Another possible enhancement is the ability to make mutually exclusive extras, or to make mandatory extras. Basically things like “Ok well you can use any backend you want, but you must pick at least one, but by default we’ll pick one for you” or whatever, would most likely be easiest to implement by using extra names in some constraint language of some kind. Say that you have to pick at one backend, one could imagine a constraint that says like, backend1 or backend2 or backend3 or something.

These aren’t really fully fleshed out ideas, and I’m not really even saying any of them are a good idea, but the named list of implicit default extras proposal makes implementing those kinds of additional enhancements much easier I think, and makes the implicit defaults much less of a special case, whereas the single implicitly named default extra option sort of just makes all of those kinds of features harder.

1 Like

Reminder that there is currently no restrictions on extra names (unlike package names), so we’ll need to specify that first to make any syntax possible. IIRC setuptools has some restrictions on what you can use as extra_requires keys, but they only apply to setuptools (IIRC even pip’s behaviour is different!)

That’s not true, at least in PEP 508, extras are explicitly defined:

identifier    = < letterOrDigit identifier_end* >
extras_list   = identifier:i (wsp* ',' wsp* identifier)*:ids -> [i] + ids
extras        = '[' wsp* extras_list?:e wsp* ']' -> e

I’ve also just checked packaging, and it also implements this correctly:

PUNCTUATION = Word("-_.")
IDENTIFIER_END = ALPHANUM | (ZeroOrMore(PUNCTUATION) + ALPHANUM)
IDENTIFIER = Combine(ALPHANUM + ZeroOrMore(IDENTIFIER_END))

EXTRA = IDENTIFIER

EXTRAS_LIST = EXTRA + ZeroOrMore(COMMA + EXTRA)
EXTRAS = (LBRACKET + Optional(EXTRAS_LIST) + RBRACKET)("extras")

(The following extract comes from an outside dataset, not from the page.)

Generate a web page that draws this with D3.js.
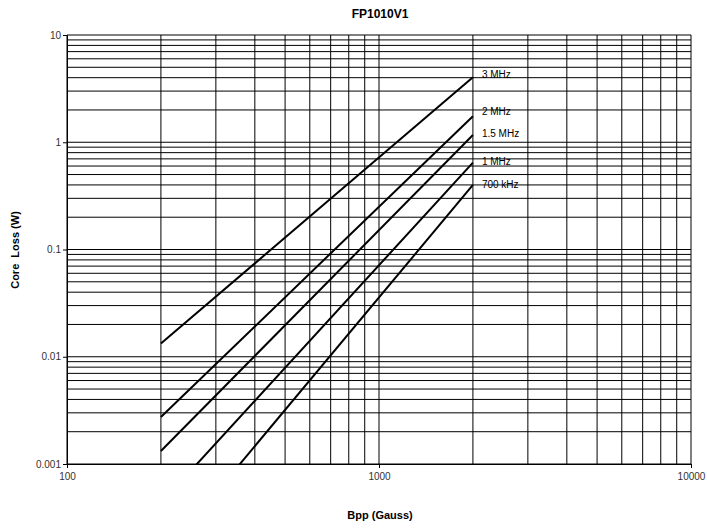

And just to verify, attempting to use an invalid name fails currently:

$ pip install 'requests[-asds]'                                        
ERROR: Exception:
Traceback (most recent call last):
  File "/Users/dstufft/.virtualenvs/tmp-94e32e344e5efa5/lib/python3.8/site-packages/pip/_vendor/packaging/requirements.py", line 98, in __init__
    req = REQUIREMENT.parseString(requirement_string)
  File "/Users/dstufft/.virtualenvs/tmp-94e32e344e5efa5/lib/python3.8/site-packages/pip/_vendor/pyparsing.py", line 1955, in parseString
    raise exc
  File "/Users/dstufft/.virtualenvs/tmp-94e32e344e5efa5/lib/python3.8/site-packages/pip/_vendor/pyparsing.py", line 3814, in parseImpl
    raise ParseException(instring, loc, self.errmsg, self)
pip._vendor.pyparsing.ParseException: Expected stringEnd, found '['  (at char 11), (line:1, col:12)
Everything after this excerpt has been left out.